Um diamante bruto que se dá pelo nome de Anora
O sexo é a moeda de troca nesta América “redesenhada” por Sean Baker, é o seu mote, o seu mantra, a partir do qual florescem histórias da sua visão yankee. Realizador que, nos últimos tempos, muito devido ao seu “filme de rua” “Tangerine” (2015), captado por um iPhone, conquistou o estatuto de grande nome do cinema independente norte-americano, isto num momento em que essa cinematografia de baixo orçamento parece ceder a fórmulas sundescas, com um ou dois nomes destacados. Depois desse “Kids” transgressivo, Baker acampou às portas da Disney numa busca incessante pela inocência, distanciando-se do mercantilismo e da desfiguração trazida pelos “pecados capitais” dos EUA em “The Florida Project” (2017). Seguiu-se “Red Rocket” (2021), onde resgatou o ator Simon Rex, conhecido pelas suas comédias disparatadas, impondo-lhe o papel de uma decadente estrela pornográfica, protagonizando uma série de peripécias tragicómicas sem qualquer réstia de redenção.
Aliás a comédia é uma droga que corre nas veias da cinematografia de Baker, de doses comedidas sem nunca induzir overdose, e é coms esse humor presente que “Anora” se instala, manejando espaço para os seus lugares-confortáveis, a do sexo, aqui representado, industrialmente, pela nossa Anora - Ani como ela prefere ser chamada (Mikey Madison) - dançarina exótica que aceita serviços de protituição para o filho de um oligarca russo com uma quantas propostas indecentes e aliciantes pelo caminho. Neste primeiro ato de delírio e ostentação, o filme abraça uma espiral de excesso, como um sonho repetitivo e musicado, que se assemelha aos infinitos anúncios de excentricidades. No entanto, quando esse sonho se dissipa, um “banho de realidade” espreita para tomar a nossa protagonista, sem nunca a banhar por completo devido à sua entranhada fantasia / alucinação. É nesse momento que Baker encontra um ritmo perfeito: o filme aguarda, esclarece, e o humor aí sugerido revela-se numa especiaria de aprumo paliativo, cada momento que Ani experiencia é trágico, dramático para não dizer mais, mas o cómico da situação extrai desses enredos o seu quê de ridículo, até mesmo sexo é olhado de vesga como um embaraço.

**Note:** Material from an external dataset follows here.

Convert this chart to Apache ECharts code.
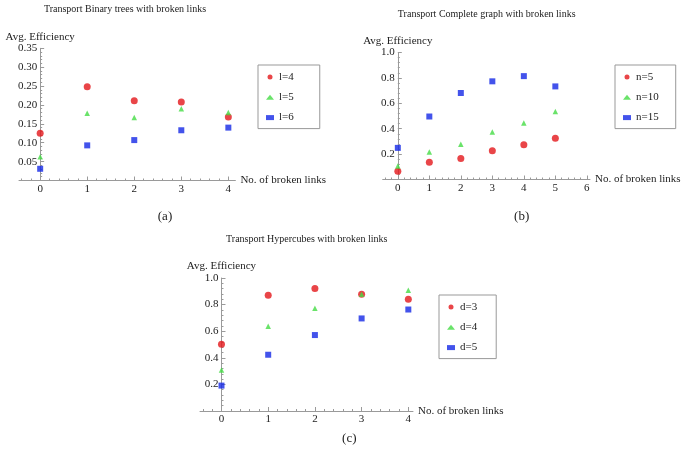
<!DOCTYPE html>
<html><head><meta charset="utf-8">
<script src="https://cdn.jsdelivr.net/npm/echarts@6/dist/echarts.min.js"></script>
<style>html,body{margin:0;padding:0;background:#fff}#c{width:685px;height:453px}</style>
</head><body><div id="c"></div>
<script>
// ---- data ----
const xA = [0, 1, 2, 3, 4];
const l4 = [0.125, 0.248, 0.211, 0.208, 0.168];
const l5 = [0.063, 0.178, 0.167, 0.190, 0.180];
const l6 = [0.031, 0.093, 0.107, 0.133, 0.140];

const xB = [0, 1, 2, 3, 4, 5];
const n5 = [0.064, 0.135, 0.166, 0.226, 0.273, 0.325];
const n10 = [0.106, 0.216, 0.278, 0.375, 0.445, 0.535];
const n15 = [0.249, 0.496, 0.681, 0.773, 0.814, 0.733];

const xC = [0, 1, 2, 3, 4];
const d3 = [0.501, 0.870, 0.921, 0.878, 0.840];
const d4 = [0.309, 0.638, 0.773, 0.878, 0.908];
const d5 = [0.191, 0.423, 0.571, 0.696, 0.763];

const xTicksA = [0, 1, 2, 3, 4];
const xTicksB = [0, 1, 2, 3, 4, 5, 6];
const xTicksC = [0, 1, 2, 3, 4];

const titles = ['Transport Binary trees with broken links', 'Transport Complete graph with broken links', 'Transport Hypercubes with broken links'];
const panelLabels = ['(a)', '(b)', '(c)'];
const yName = 'Avg. Efficiency';
const xName = 'No. of broken links';

// ---- styling helpers ----
const FONT = '"Liberation Serif", "DejaVu Serif", serif';
const AX = '#9a9a9a';
const TXT = '#222';
const RED = '#e3161a', GREEN = '#45dc45', BLUE = '#1428e6';

function minorVals(min, max) {
  const out = [];
  for (let k = Math.ceil(min / 0.2 - 1e-9); k <= Math.floor(max / 0.2 + 1e-9); k++) {
    if (k % 5 !== 0) out.push(+(k * 0.2).toFixed(2));
  }
  return out;
}

const ranges = [[-0.45, 4.15], [-0.48, 6.1], [-0.46, 4.1]];
const majors = [xTicksA, xTicksB, xTicksC];
const grids = [
  {left: 19, top: 48.3, width: 216.4, height: 132.2, outerBoundsMode: 'none', containLabel: false},
  {left: 382.7, top: 52.5, width: 207.3, height: 127, outerBoundsMode: 'none', containLabel: false},
  {left: 200, top: 278, width: 213, height: 133, outerBoundsMode: 'none', containLabel: false}
];

const xAxes = [], yAxes = [];
const yConf = [{max: 0.35, interval: 0.05, dec: 2}, {max: 1, interval: 0.2, dec: 1}, {max: 1, interval: 0.2, dec: 1}];
for (let i = 0; i < 3; i++) {
  const [mn, mx] = ranges[i];
  // shift the y axis inward so that it sits at x = 0
  const shift = (0 - mn) / (mx - mn) * grids[i].width;
  xAxes.push({
    type: 'value', gridIndex: i, position: 'bottom', min: mn, max: mx,
    name: xName, nameLocation: 'end', nameGap: 5,
    nameTextStyle: {fontFamily: FONT, fontSize: 11, color: TXT},
    axisLine: {show: true, onZero: false, lineStyle: {color: AX, width: 1}},
    axisTick: {show: true, inside: true, length: 4, customValues: majors[i], lineStyle: {color: AX}},
    axisLabel: {show: true, customValues: majors[i], margin: 3, fontFamily: FONT, fontSize: 11, color: TXT},
    splitLine: {show: false}
  });
  yAxes.push({
    type: 'value', gridIndex: i, position: 'left', offset: -shift,
    min: 0, max: yConf[i].max, interval: yConf[i].interval,
    name: yName, nameLocation: 'end', nameGap: 6,
    nameTextStyle: {fontFamily: FONT, fontSize: 11, color: TXT},
    axisLine: {show: true, onZero: false, lineStyle: {color: AX, width: 1}},
    axisTick: {show: true, inside: true, length: 4, lineStyle: {color: AX}},
    minorTick: {show: true, splitNumber: 5, length: 2, lineStyle: {color: AX}},
    axisLabel: {margin: 3, fontFamily: FONT, fontSize: 11, color: TXT,
      formatter: (function (d) { return function (v) { return v === 0 ? '' : v.toFixed(d); }; })(yConf[i].dec)},
    splitLine: {show: false}
  });
}
// minor x ticks
for (let i = 0; i < 3; i++) {
  const [mn, mx] = ranges[i];
  const mv = minorVals(mn, mx);
  xAxes.push({
    type: 'value', gridIndex: i, position: 'bottom', min: mn, max: mx,
    axisLine: {show: false},
    axisTick: {show: true, inside: true, length: 2, customValues: mv, lineStyle: {color: AX}},
    axisLabel: {show: false, customValues: mv},
    splitLine: {show: false}
  });
}

function pts(xs, ys) { return xs.map((x, k) => [x, ys[k]]); }
function ser(name, xs, ys, gi, sym, size, color) {
  return {type: 'scatter', name, xAxisIndex: gi, yAxisIndex: gi, data: pts(xs, ys),
    symbol: sym, symbolSize: size, itemStyle: {color}, z: 5};
}

const series = [
  ser('l=4', xA, l4, 0, 'circle', 7, RED),
  ser('l=5', xA, l5, 0, 'triangle', 5.5, GREEN),
  ser('l=6', xA, l6, 0, 'rect', 6, BLUE),
  ser('n=5', xB, n5, 1, 'circle', 7, RED),
  ser('n=10', xB, n10, 1, 'triangle', 5.5, GREEN),
  ser('n=15', xB, n15, 1, 'rect', 6, BLUE),
  ser('d=3', xC, d3, 2, 'circle', 7, RED),
  ser('d=4', xC, d4, 2, 'triangle', 5.5, GREEN),
  ser('d=5', xC, d5, 2, 'rect', 6, BLUE)
];

function leg(names, left, top, padR) {
  return {
    data: names, orient: 'vertical', left, top, selectedMode: false,
    itemWidth: 8, itemHeight: 5, itemGap: 8.3,
    padding: [6, padR, 5, 8],
    borderColor: '#999', borderWidth: 1,
    textStyle: {fontFamily: FONT, fontSize: 11, color: TXT, lineHeight: 12}
  };
}

const graphic = [
  {type: 'text', x: 125, y: 9.5, style: {text: titles[0], font: '10px ' + FONT, fill: TXT, textAlign: 'center', textVerticalAlign: 'middle'}},
  {type: 'text', x: 486.7, y: 14, style: {text: titles[1], font: '10px ' + FONT, fill: TXT, textAlign: 'center', textVerticalAlign: 'middle'}},
  {type: 'text', x: 306.7, y: 239.3, style: {text: titles[2], font: '10px ' + FONT, fill: TXT, textAlign: 'center', textVerticalAlign: 'middle'}},
  {type: 'text', x: 165, y: 216.7, style: {text: panelLabels[0], font: '13px ' + FONT, fill: TXT, textAlign: 'center', textVerticalAlign: 'middle'}},
  {type: 'text', x: 521.7, y: 216.7, style: {text: panelLabels[1], font: '13px ' + FONT, fill: TXT, textAlign: 'center', textVerticalAlign: 'middle'}},
  {type: 'text', x: 349.3, y: 438.3, style: {text: panelLabels[2], font: '13px ' + FONT, fill: TXT, textAlign: 'center', textVerticalAlign: 'middle'}}
];

const chart = echarts.init(document.getElementById('c'), null, {renderer: 'canvas'});
chart.setOption({
  animation: false,
  backgroundColor: '#fff',
  grid: grids,
  xAxis: xAxes,
  yAxis: yAxes,
  legend: [
    leg(['l=4', 'l=5', 'l=6'], 258, 65, 26),
    leg(['n=5', 'n=10', 'n=15'], 615, 65, 17),
    leg(['d=3', 'd=4', 'd=5'], 439, 295, 19)
  ],
  graphic,
  series
});
</script>
</body></html>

“Anora” estabelece uma espécie de malapata improvisada, Coney Island e arredores a servirem de trilhos carroleanos de requinte, um “After Hours” brejeiro, deliciosamente brejeiro, onde um secundário, a passos da relevância, Yura Borisov (“Compartment Nº 6”), estabelece um vínculo humano para com o espectador — algo que, por vezes, parece faltar a Ani. Mas vamos com calma… Sean Baker arrisca-se em território que lhe é confortável, e esses riscos trazem os seus frutos. A duração do filme contribui para a maturação das personagens e das suas demandas rocambolescas, bem como para a evolução do enredo e do tom, depois, é a comédia sem nunca encostar-se totalmente à sátira, e nisso bofeteia a tendência de caricaturas-supra dos super-ricos ou dos machos tóxicos que muitas produções populares, como a série “White Lotus” ou o recente fenómeno de género “The Substance”. Aqui a crítica é sóbria e mascada e discursada em poucos minutos, sem sobreliteralidades, sem imediatismos, de lições devidamente retiradas à Nova Hollywood que espelha como exemplo formal.
No final, a nossa Ani revela-se humana, sem que isso desculpe as suas “anomalias” sociais, partilhadas por tantos de nós, e nesse ato, quase como um canto do cisne, o sexo, novamente palavra de ordem, aponta ao seu holofote, desta vez sob uma cor fria, em que a carne anseia por um afeto qualquer, uma empatia, um abraço de conforto. Somos humanos, dançamos, e para Sean Baker, fornicamos igualmente como ato lúdico, cada vez mais afastada da interação pessoal. “Anora” é isso, um abraço quente em tempos frios.